Die Tulpen-Magnolie verdankt ihren Namen den markanten Blüten. Sie öffnen sich von April bis Mai, sind tulpenförmig und dickfleischig. Dank einer immensen Menge an einzeln, stehenden, leicht duftenden Blüten ist die Tulpenmagnolie ein äusserst attraktiver Frühlingsblüher. Die Blüten sind weiss, mit hellrosafarbenen bis violetten Einfärbungen, die je nach Sorte unterschiedlich stark ausgeprägt sind. Bereits im Winter bildet der Baum einen dickknospigen Blütenansatz.

Ein Traum von einem Baum: Je älter die Magnolie, umso mehr Blüten trägt sie.

Sternenzauber beim Schloss Hünegg 

Ein besonders schönes Exemplar von einer Sternmagnolie (Magnolia stellata) finden wir beim Schloss Hünegg in Hilterfingen, gleich neben dem Bassin und dem Springbrunnen. Ein Besuch beim Schloss lohnt sich daher bereits jetzt (Saisoneröffnung ist am Muttertag, 10. Mai 2020). Von der Schlossterrasse aus geniesst man zudem eine prachtvolle Aussicht auf den Thunersee und die Vor- und Hochalpen des Berner Oberlands.

Die Sternmagnolie ist für unser Klima gut geeignet und eine der kleinsten und winterhärtesten Arten. Die pelzig weissen Knospen öffnen sich bereits im März oder April und eröffnen einen richtigen Sternenzauber. Die sternförmigen Blüten erreichen einen Durchmesser von bis zu zehn Zentimeter und haben einen leichten Duft. Die Sternmagnolie wird mit dem Alter immer schöner und entwickelt sich zu einem wertvollen, charakteristischen Solitärgehölz. Wenn die Blüte vorbei ist, erscheint das kräftig mattgrüne Laub und verzaubert im Herbst nochmals durch eine gelbbraune Färbung. Beheimatet ist die Sternmagnolie in Japan. Sie ist die kleinste bei uns verbreiteste Art.
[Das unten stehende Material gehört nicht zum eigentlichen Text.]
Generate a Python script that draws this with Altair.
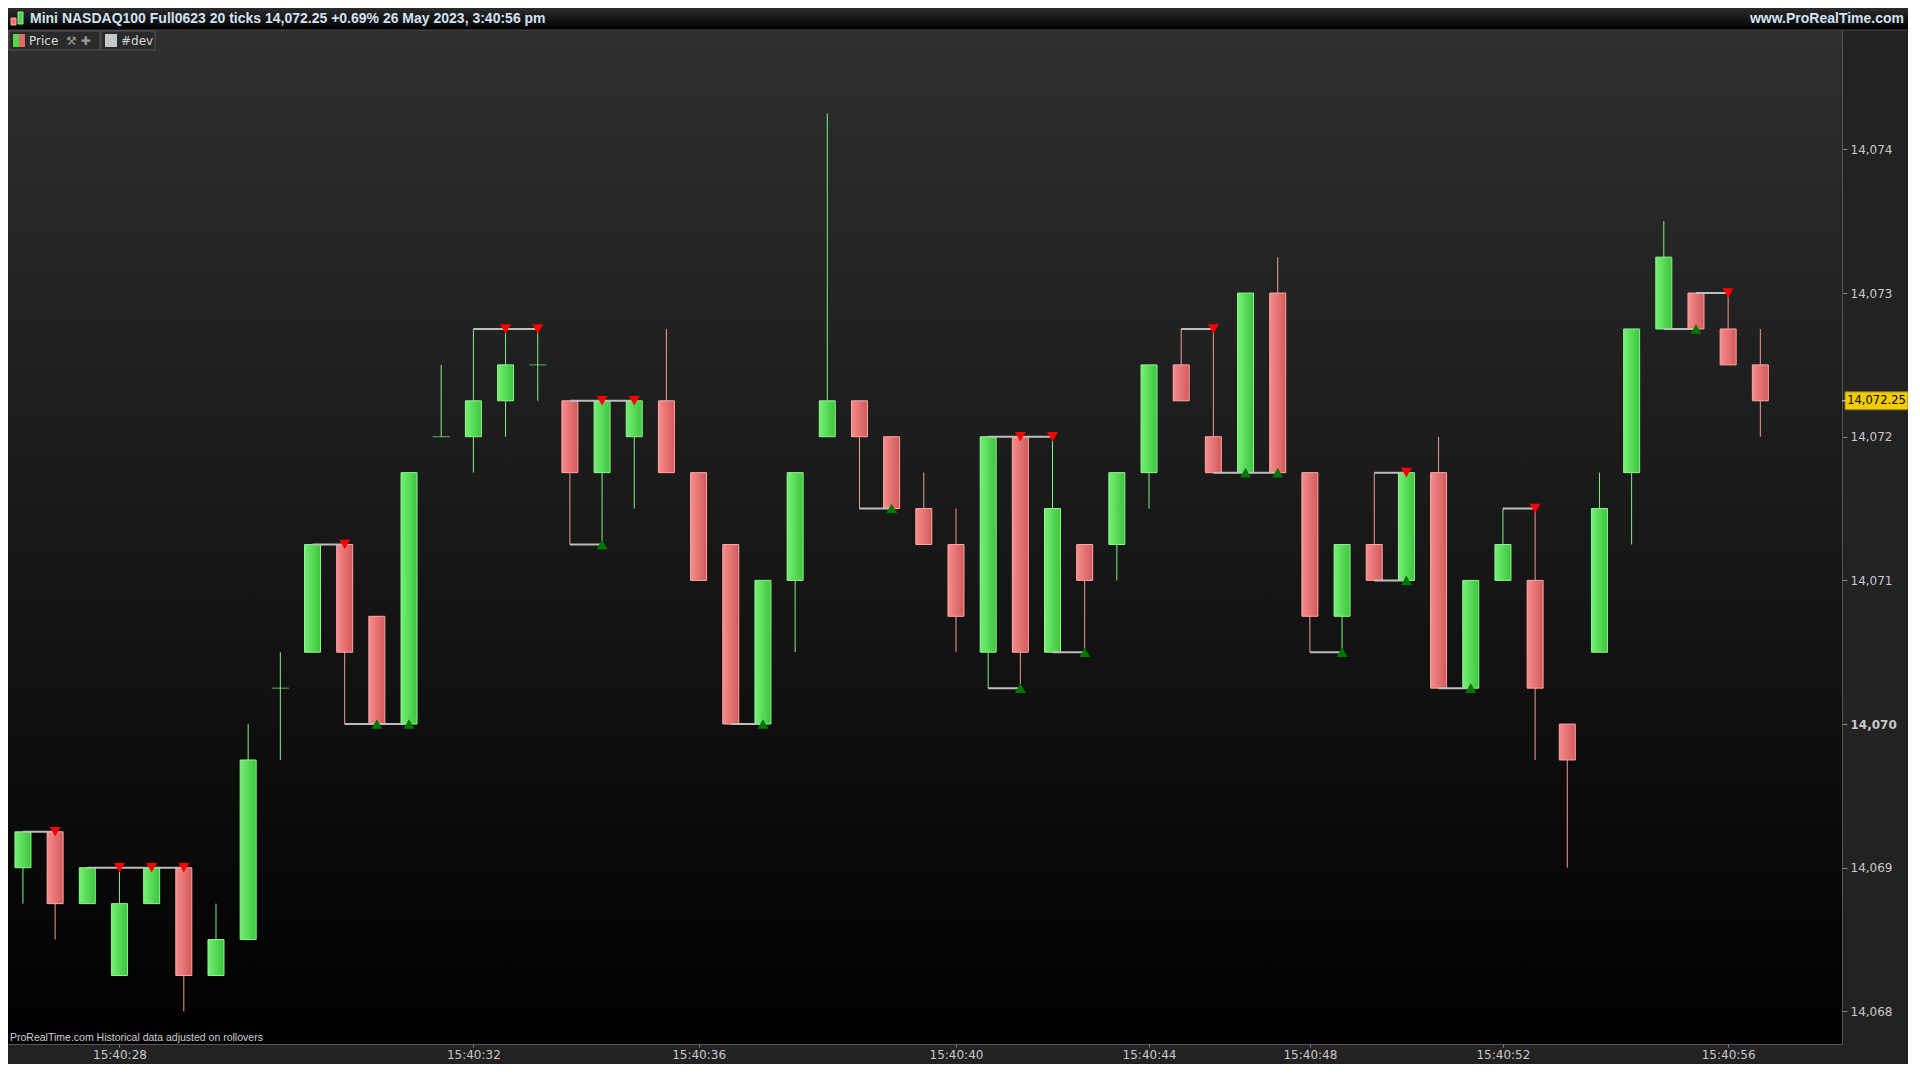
import altair as alt
import pandas as pd

# ---------------- data ----------------
opens = [14069.0, 14069.25, 14068.75, 14068.25, 14068.75, 14069.0, 14068.25, 14068.5, 14070.25, 14070.5,
         14071.25, 14070.75, 14070.0, 14072.0, 14072.0, 14072.25, 14072.5, 14072.25, 14071.75, 14072.0,
         14072.25, 14071.75, 14071.25, 14070.0, 14071.0, 14072.0, 14072.25, 14072.0, 14071.5, 14071.25,
         14070.5, 14072.0, 14070.5, 14071.25, 14071.25, 14071.75, 14072.5, 14072.0, 14071.75, 14073.0,
         14071.75, 14070.75, 14071.25, 14071.0, 14071.75, 14070.25, 14071.0, 14071.0, 14070.0, 14070.5,
         14071.75, 14072.75, 14073.0, 14072.75, 14072.5]
highs = [14069.25, 14069.25, 14069.0, 14069.0, 14069.0, 14069.0, 14068.75, 14070.0, 14070.5, 14071.25,
         14071.25, 14070.75, 14071.75, 14072.5, 14072.75, 14072.75, 14072.75, 14072.25, 14072.25, 14072.25,
         14072.75, 14071.75, 14071.25, 14071.0, 14071.75, 14074.25, 14072.25, 14072.0, 14071.75, 14071.5,
         14072.0, 14072.0, 14072.0, 14071.25, 14071.75, 14072.5, 14072.75, 14072.75, 14073.0, 14073.25,
         14071.75, 14071.25, 14071.75, 14071.75, 14072.0, 14071.0, 14071.5, 14071.5, 14070.0, 14071.75,
         14072.75, 14073.5, 14073.0, 14073.0, 14072.75]
lows = [14068.75, 14068.5, 14068.75, 14068.25, 14068.75, 14068.0, 14068.25, 14068.5, 14069.75, 14070.5,
        14070.0, 14070.0, 14070.0, 14072.0, 14071.75, 14072.0, 14072.25, 14071.25, 14071.25, 14071.5,
        14071.75, 14071.0, 14070.0, 14070.0, 14070.5, 14072.0, 14071.5, 14071.5, 14071.25, 14070.5,
        14070.25, 14070.25, 14070.5, 14070.5, 14071.0, 14071.5, 14072.25, 14071.75, 14071.75, 14071.75,
        14070.5, 14070.5, 14071.0, 14071.0, 14070.25, 14070.25, 14071.0, 14069.75, 14069.0, 14070.5,
        14071.25, 14072.75, 14072.75, 14072.5, 14072.0]
closes = [14069.25, 14068.75, 14069.0, 14068.75, 14069.0, 14068.25, 14068.5, 14069.75, 14070.25, 14071.25,
          14070.5, 14070.0, 14071.75, 14072.0, 14072.25, 14072.5, 14072.5, 14071.75, 14072.25, 14072.25,
          14071.75, 14071.0, 14070.0, 14071.0, 14071.75, 14072.25, 14072.0, 14071.5, 14071.25, 14070.75,
          14072.0, 14070.5, 14071.5, 14071.0, 14071.75, 14072.5, 14072.25, 14071.75, 14073.0, 14071.75,
          14070.75, 14071.25, 14071.0, 14071.75, 14070.25, 14071.0, 14071.25, 14070.25, 14069.75, 14071.5,
          14072.75, 14073.25, 14072.75, 14072.5, 14072.25]

time_tick_bars = [3, 14, 21, 29, 35, 40, 46, 53]
time_tick_labels = ["15:40:28", "15:40:32", "15:40:36", "15:40:40",
                    "15:40:44", "15:40:48", "15:40:52", "15:40:56"]
price_ticks = [14068, 14069, 14070, 14071, 14072, 14073, 14074]

# "#dev" indicator: equal highs / equal lows
dev_hi_from = [0, 2, 9, 14, 17, 30, 36, 42, 46, 52]
dev_hi_to = [1, 5, 10, 16, 19, 32, 37, 43, 47, 53]
dev_hi_level = [14069.25, 14069.0, 14071.25, 14072.75, 14072.25, 14072.0, 14072.75, 14071.75, 14071.5, 14073.0]
dev_lo_from = [10, 17, 22, 26, 30, 32, 37, 40, 42, 44, 51]
dev_lo_to = [12, 18, 23, 27, 31, 33, 39, 41, 43, 45, 52]
dev_lo_level = [14070.0, 14071.25, 14070.0, 14071.5, 14070.25, 14070.5, 14071.75, 14070.5, 14071.0, 14070.25, 14072.75]
hi_mark_bars = [1, 3, 4, 5, 10, 15, 16, 18, 19, 31, 32, 37, 43, 47, 53]
lo_mark_bars = [11, 12, 18, 23, 27, 31, 33, 38, 39, 41, 43, 45, 52]

title_text = "Mini NASDAQ100 Full0623 20 ticks 14,072.25 +0.69% 26 May 2023, 3:40:56 pm"
site_text = "www.ProRealTime.com"
footer_text = "ProRealTime.com  Historical data adjusted on rollovers"
last_price = closes[-1]
last_label = "14,072.25"

# ---------------- tables ----------------
bars = pd.DataFrame({"i": list(range(len(opens))), "o": opens, "h": highs, "l": lows, "c": closes})
dev_lines = pd.DataFrame({
    "a": dev_hi_from + dev_lo_from,
    "b": dev_hi_to + dev_lo_to,
    "lvl": dev_hi_level + dev_lo_level,
})
hi_marks = pd.DataFrame({"i": hi_mark_bars, "p": [highs[k] for k in hi_mark_bars]})
lo_marks = pd.DataFrame({"i": lo_mark_bars, "p": [lows[k] for k in lo_mark_bars]})
one = pd.DataFrame({"k": [0]})

# ---------------- layout ----------------
W, H = 1834, 1014
PAD = {"top": 22, "bottom": 20, "left": 0, "right": 66}
TOTAL_W = W + PAD["right"]

label_expr = "".join(f"datum.value == {b} ? '{t}' : " for b, t in zip(time_tick_bars, time_tick_labels)) + "''"

xs = alt.Scale(domain=[-0.309, 56.383], nice=False, zero=False)
ys = alt.Scale(domain=[14067.773, 14074.831], nice=False, zero=False)
xax = alt.Axis(values=time_tick_bars, labelExpr=label_expr, title=None, grid=False, orient="bottom",
               tickSize=3, tickColor="#888888", domainColor="#555555", labelColor="#c8c8c8",
               labelFont="DejaVu Sans", labelFontSize=12, labelPadding=2, labelFlush=False,
               labelOverlap=False)
yax = alt.Axis(values=price_ticks, format=",.0f", title=None, grid=False, orient="right",
               tickSize=5, tickColor="#888888", domainColor="#555555", labelColor="#c8c8c8",
               labelFont="DejaVu Sans", labelFontSize=12, labelPadding=3, labelFlush=False,
               labelOverlap=False,
               labelFontWeight=alt.condition("datum.value == 14070", alt.value("bold"), alt.value("normal")))


def X(f):
    return alt.X(f, type="quantitative", scale=xs, axis=xax)


def Y(f):
    return alt.Y(f, type="quantitative", scale=ys, axis=yax)


def vgrad(c0, c1):
    return {"gradient": "linear", "x1": 0, "y1": 0, "x2": 0, "y2": 1,
            "stops": [{"offset": 0, "color": c0}, {"offset": 1, "color": c1}]}


def hgrad(c0, c1):
    return {"gradient": "linear", "x1": 0, "y1": 0, "x2": 1, "y2": 0,
            "stops": [{"offset": 0, "color": c0}, {"offset": 1, "color": c1}]}


GREEN_WICK, RED_WICK = "#80f080", "#f39a9a"

background = alt.Chart(one).mark_rect(fill=vgrad("#2f2f2f", "#000000")).encode(
    x=alt.value(0), x2=alt.value(W), y=alt.value(0), y2=alt.value(H))

wicks = alt.Chart(bars).mark_rule(strokeWidth=1).encode(
    x=X("i"), y=Y("l"), y2="h",
    color=alt.condition("datum.c >= datum.o", alt.value(GREEN_WICK), alt.value(RED_WICK)))

up_bodies = alt.Chart(bars).transform_filter("datum.c > datum.o").mark_bar(
    size=16, fill=hgrad("#74f074", "#3dc53d"), stroke="#8ef58e", strokeWidth=1).encode(
    x=X("i"), y=Y("o"), y2="c")

down_bodies = alt.Chart(bars).transform_filter("datum.c < datum.o").mark_bar(
    size=16, fill=hgrad("#f88c8c", "#d25a5a"), stroke="#ffa6a6", strokeWidth=1).encode(
    x=X("i"), y=Y("o"), y2="c")

doji = alt.Chart(bars).transform_filter("datum.c == datum.o").mark_tick(
    orient="horizontal", size=17, thickness=1, color=GREEN_WICK).encode(x=X("i"), y=Y("c"))

dev = alt.Chart(dev_lines).mark_rule(color="#bdbdbd", strokeWidth=2).encode(
    x=X("a"), x2="b", y=Y("lvl"))

hi_tri = alt.Chart(hi_marks).mark_point(shape="triangle-down", filled=True, size=121,
                                        color="#ff0000", opacity=1).encode(x=X("i"), y=Y("p"))
lo_tri = alt.Chart(lo_marks).mark_point(shape="triangle-up", filled=True, size=121,
                                        color="#007800", opacity=1).encode(x=X("i"), y=Y("p"))

# ---- frame: title bar, legend, footer, last price label ----
title_bar = alt.Chart(one).mark_rect(fill=vgrad("#2c2c2c", "#000000")).encode(
    x=alt.value(0), x2=alt.value(TOTAL_W), y=alt.value(-22), y2=alt.value(0))
title_line = alt.Chart(one).mark_rule(color="#4a4a4a").encode(
    x=alt.value(0), x2=alt.value(TOTAL_W), y=alt.value(0))
icon_red = alt.Chart(one).mark_rect(fill="#f07070", stroke="#ffaaaa").encode(
    x=alt.value(3), x2=alt.value(8), y=alt.value(-12), y2=alt.value(-5))
icon_green = alt.Chart(one).mark_rect(fill="#50d050", stroke="#90f090").encode(
    x=alt.value(10), x2=alt.value(15), y=alt.value(-18), y2=alt.value(-6))
title_txt = alt.Chart(pd.DataFrame({"t": [title_text]})).mark_text(
    align="left", baseline="middle", font="Liberation Sans", fontWeight="bold", fontSize=14,
    color="#d2e2f4").encode(x=alt.value(22), y=alt.value(-11), text="t:N")
site_txt = alt.Chart(pd.DataFrame({"t": [site_text]})).mark_text(
    align="right", baseline="middle", font="Liberation Sans", fontWeight="bold", fontSize=14,
    color="#d2e2f4").encode(x=alt.value(TOTAL_W - 4), y=alt.value(-11), text="t:N")

legend_box1 = alt.Chart(one).mark_rect(fill="#2a2a2a", stroke="#555555").encode(
    x=alt.value(1), x2=alt.value(92), y=alt.value(1), y2=alt.value(20))
legend_box2 = alt.Chart(one).mark_rect(fill="#2a2a2a", stroke="#555555").encode(
    x=alt.value(93), x2=alt.value(147), y=alt.value(1), y2=alt.value(20))
leg_green = alt.Chart(one).mark_rect(fill="#50d850").encode(
    x=alt.value(5), x2=alt.value(11), y=alt.value(4), y2=alt.value(17))
leg_red = alt.Chart(one).mark_rect(fill="#e86868").encode(
    x=alt.value(11), x2=alt.value(17), y=alt.value(4), y2=alt.value(17))
leg_price = alt.Chart(pd.DataFrame({"t": ["Price"]})).mark_text(
    align="left", baseline="middle", font="DejaVu Sans", fontSize=12, color="#d8d8d8").encode(
    x=alt.value(21), y=alt.value(11), text="t:N")
leg_tools = alt.Chart(pd.DataFrame({"t": ["\u2692 \u271a"]})).mark_text(
    align="left", baseline="middle", font="DejaVu Sans", fontSize=12, color="#9a9a9a").encode(
    x=alt.value(58), y=alt.value(11), text="t:N")
leg_grey = alt.Chart(one).mark_rect(fill="#c8c8c8").encode(
    x=alt.value(97), x2=alt.value(109), y=alt.value(4), y2=alt.value(17))
leg_dev = alt.Chart(pd.DataFrame({"t": ["#dev"]})).mark_text(
    align="left", baseline="middle", font="DejaVu Sans", fontSize=12, color="#d8d8d8").encode(
    x=alt.value(113), y=alt.value(11), text="t:N")

footer = alt.Chart(pd.DataFrame({"t": [footer_text]})).mark_text(
    align="left", baseline="middle", font="Liberation Sans", fontSize=10.5, color="#d0d0d0").encode(
    x=alt.value(2), y=alt.value(H - 6), text="t:N")

lp = pd.DataFrame({"p": [last_price], "lo": [last_price - 0.0625], "hi": [last_price + 0.0625],
                   "t": [last_label]})
lp_box = alt.Chart(lp).mark_rect(fill="#f2cc00", stroke="#8a7a20").encode(
    x=alt.value(W + 3), x2=alt.value(W + 66), y=Y("lo"), y2="hi")
lp_tick = alt.Chart(lp).mark_rule(color="#e0e0e0").encode(
    x=alt.value(W), x2=alt.value(W + 4), y=Y("p"))
lp_txt = alt.Chart(lp).mark_text(align="center", baseline="middle", font="DejaVu Sans", fontSize=11.5,
                                 color="#000000").encode(x=alt.value(W + 34.5), y=Y("p"), text="t:N")

chart = alt.layer(
    background, wicks, up_bodies, down_bodies, doji, dev, hi_tri, lo_tri,
    title_bar, title_line, icon_red, icon_green, title_txt, site_txt,
    legend_box1, legend_box2, leg_green, leg_red, leg_price, leg_tools, leg_grey, leg_dev,
    footer, lp_box, lp_tick, lp_txt,
).properties(
    width=W, height=H,
    autosize=alt.AutoSizeParams(type="none"),
    padding=PAD,
    background="#222222",
).configure_view(strokeWidth=0)

chart.save("out.html", embed_options={"renderer": "svg", "actions": False})
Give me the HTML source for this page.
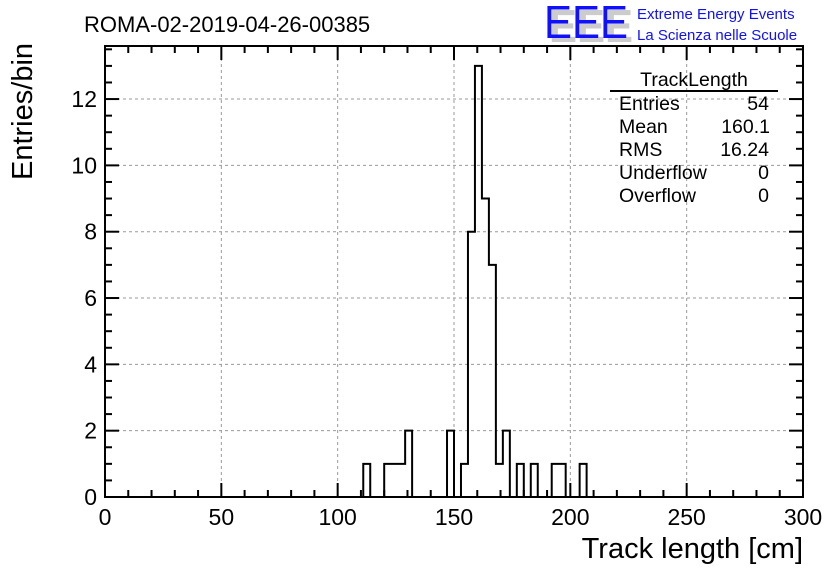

Durch die geringe Wuchshöhe eignet sie sich ideal für kleinere Gärten und grössere Gefässe. Die Sternmagnolie lässt sich vielseitig verwenden; sei es als Willkommensgruss in einem grossen Topf vor der Eingangstür oder als Blickfang im Garten. Wichtig ist, dass sie immer als Solitär (Einzelstellung) zu stehen kommt. Das malerische Bild wird durch Konkurrenz von anderen Sträuchern vermindert, dasselbe gilt für das Wachstum respektive die Blühwilligkeit. In einem Garten ist es besonders schön, wenn die Sternmagnolie mit anderen Frühlingsboten wie zum Beispiel Schneeglöckchen, Frühlingsprimeln und Lenzrosen unterpflanzt wird. 




Gedicht

… Von den schneeweissen, riesigen Blütenkelchen stehen immer nur ein paar, höchstens acht oder zehn, zugleich offen, und so zeigt der Baum während der zwei Monate seiner Blüte eigentlich im Grossen immer den gleichen Anblick, während doch diese herrlichen Riesenblüten so sehr vergänglich sind: keine von ihnen lebt länger als zwei Tage. Aus der bleichen, grünlich angeflogenen Knospe öffnet sich diese Blüte meist am frühen Morgen, rein weiss und zauberhaft unwirklich schwebt sie, das Licht wie schneeiger Atlas widerspiegelnd, aus den dunkelglänzenden, harten, immergrünen Blättern, schwebt einen Tag lang jung und glänzend, und beginnt dann sachte sich zu verfärben, an den Rändern zu gilben, die Form zu verlieren, und mit einem rührenden Ausdruck von Ergebung und Müdigkeit zu altern, und auch dies Altern dauert nur einen Tag. Dann ist die weisse Blüte schon verfärbt, sie ist hell zimtbraun geworden, und die Blütenblätter, gestern wie Atlas, fühlen sich heute an wie feines, zartes Wildleder: ein traumhafter, wunderbarer Stoff, zart wie ein Hauch und doch von fester, ja derber Substanz. Und so trägt mein grosser Magnolienbaum Tag für Tag seine reinen, schneeigen Blüten, und es scheinen immer dieselben zu sein.